═════ DATASET EXCERPTS

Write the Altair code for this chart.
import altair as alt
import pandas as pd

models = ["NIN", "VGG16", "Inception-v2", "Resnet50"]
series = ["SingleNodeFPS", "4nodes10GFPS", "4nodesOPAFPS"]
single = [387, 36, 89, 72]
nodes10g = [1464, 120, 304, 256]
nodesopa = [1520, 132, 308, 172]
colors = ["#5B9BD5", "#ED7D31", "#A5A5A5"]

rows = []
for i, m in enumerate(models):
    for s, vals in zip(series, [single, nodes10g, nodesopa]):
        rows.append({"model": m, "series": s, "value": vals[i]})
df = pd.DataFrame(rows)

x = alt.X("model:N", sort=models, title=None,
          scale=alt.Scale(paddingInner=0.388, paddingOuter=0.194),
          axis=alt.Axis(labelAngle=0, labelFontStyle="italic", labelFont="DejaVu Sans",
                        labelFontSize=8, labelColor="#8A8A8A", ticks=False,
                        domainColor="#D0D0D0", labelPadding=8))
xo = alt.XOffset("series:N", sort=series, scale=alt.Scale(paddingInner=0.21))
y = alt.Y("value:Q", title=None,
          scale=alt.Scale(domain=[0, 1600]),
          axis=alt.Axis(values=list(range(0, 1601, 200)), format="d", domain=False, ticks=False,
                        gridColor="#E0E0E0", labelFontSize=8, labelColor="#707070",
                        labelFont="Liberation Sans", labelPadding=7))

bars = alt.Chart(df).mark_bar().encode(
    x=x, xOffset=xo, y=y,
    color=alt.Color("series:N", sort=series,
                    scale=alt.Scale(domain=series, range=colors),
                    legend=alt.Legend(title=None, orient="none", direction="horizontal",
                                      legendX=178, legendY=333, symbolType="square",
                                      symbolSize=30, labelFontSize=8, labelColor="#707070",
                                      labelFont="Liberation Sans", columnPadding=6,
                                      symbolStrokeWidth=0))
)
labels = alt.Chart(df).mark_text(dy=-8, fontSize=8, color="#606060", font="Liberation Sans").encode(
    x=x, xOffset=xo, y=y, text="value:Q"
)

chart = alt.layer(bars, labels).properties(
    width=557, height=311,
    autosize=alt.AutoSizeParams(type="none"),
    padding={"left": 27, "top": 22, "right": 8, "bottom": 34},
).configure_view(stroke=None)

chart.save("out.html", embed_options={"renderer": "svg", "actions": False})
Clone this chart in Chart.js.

══════════

- GIVEN TASK: All lines from the beginning of the material above through the one with "df = pd.DataFrame(rows)" need to be returned exactly; please return those and only those.

- OUTPUT OF THE EXERCISE:
Write the Altair code for this chart.
import altair as alt
import pandas as pd

models = ["NIN", "VGG16", "Inception-v2", "Resnet50"]
series = ["SingleNodeFPS", "4nodes10GFPS", "4nodesOPAFPS"]
single = [387, 36, 89, 72]
nodes10g = [1464, 120, 304, 256]
nodesopa = [1520, 132, 308, 172]
colors = ["#5B9BD5", "#ED7D31", "#A5A5A5"]

rows = []
for i, m in enumerate(models):
    for s, vals in zip(series, [single, nodes10g, nodesopa]):
        rows.append({"model": m, "series": s, "value": vals[i]})
df = pd.DataFrame(rows)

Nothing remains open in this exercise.